2. set goals. — this seems obvious, but there are a few caveats. you must set realistic goals, you must establish a timeline in which to accomplish these goals, & you must write them down & review them often. there are so many different ways you can do this, & it’s purely a matter of what works best for you. i set 12 goals per year & a deadline of december 31 each year in which to have completed or improved in my goals. i write them down in several places — i keep a list in my phone, in my journal, & on a poster in my bedroom. this year, i also devoted a whole notebook to my goals, each one being allotted 4-6 pages. i review my goals every week [on saturdays], & i keep track of the small steps it takes to accomplish each goal.

for more about why i set goals, how i set goals, & what kinds of goals i set, see my post from earlier this year: the goals of a student of Life.

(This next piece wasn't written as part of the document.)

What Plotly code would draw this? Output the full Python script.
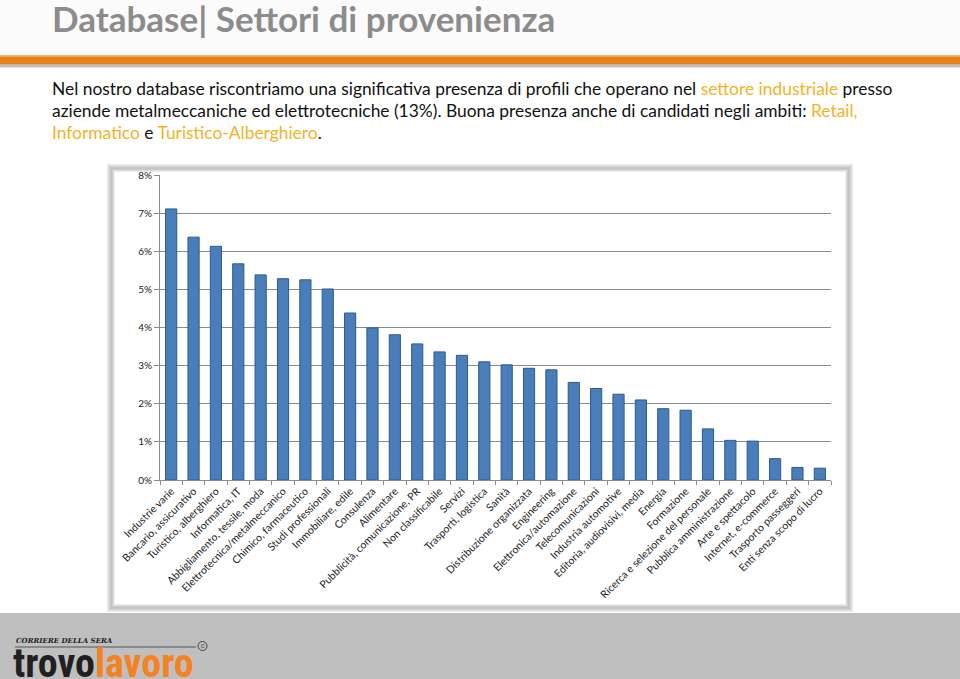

3. take baby steps. — i’ve learned in my goal-setting & various large projects over the past few years how crucial it is to break down each task into smaller “bite-size” pieces. if you’re like me, you may see a big task that needs to be done & feel so overwhelmed by it that you never start. i love lists, so creating a plan to get a project or goal done is very satisfying for me. actually getting the smaller steps done is another story…

4. agape. — i am good at starting projects. i am really good at making lists & plans about how to start & complete a task. but i’m not good at getting to the action part or continuing the action once the newness has worn off. it has taken me years to realize that my deepest problem when it comes to getting things done is selfishness. i want to do what i want to do. and i want to do it right now. yuck. this year, as i have been exploring what agape means in action, i’ve realized that it is the best counter to my selfishness. if i really love someone, i will do this thing that i promised to do. if i really love my husband, i will do the laundry to make his life easier. [he makes my life easier by doing all the dishes.] if i really love the teens i work with, i will take the time to check in with them. if i really love the ministry [translate: people] i’ve been called to, i will work on x, y, or z.

5. rely on God’s spirit within. — knowing my purpose & passion, choosing agape, these are my motivations to act. setting goals & taking baby steps are my methods. but still i need the ability & energy to act. since i’m a lazy girl deep in my core, i need a non-danae catalyst. i would say an external catalyst, but mine comes from within. second timothy 1:7 says, “God has not given us a spirit of timidity, but one of power & love & self-discipline.”¬†this is exactly what i need — power or energy to get out of lazy patterns, agape [the greek word for love in this verse] to get me out of myself, & self-discipline which i totally lack without God’s help. when i rely on Him, His Spirit within me, each day, i get things done, & i get the right things done.

last confession: sometimes i still like being a lazy girl… i really like watching television & playing on pinterest! so, make sure to schedule time to relax & to indulge. i try to have one hour of “downtime” each day & occasional days off to do whatever i want. when i find myself getting stressed or overwhelmed & fighting the desire to give up & hole up, i know i’m long overdue for a day of rest!

hope my fellow lazies find this helpful. we all have purpose & calling in this life, & fighting our lazy tendencies is important as we strive to fulfill them.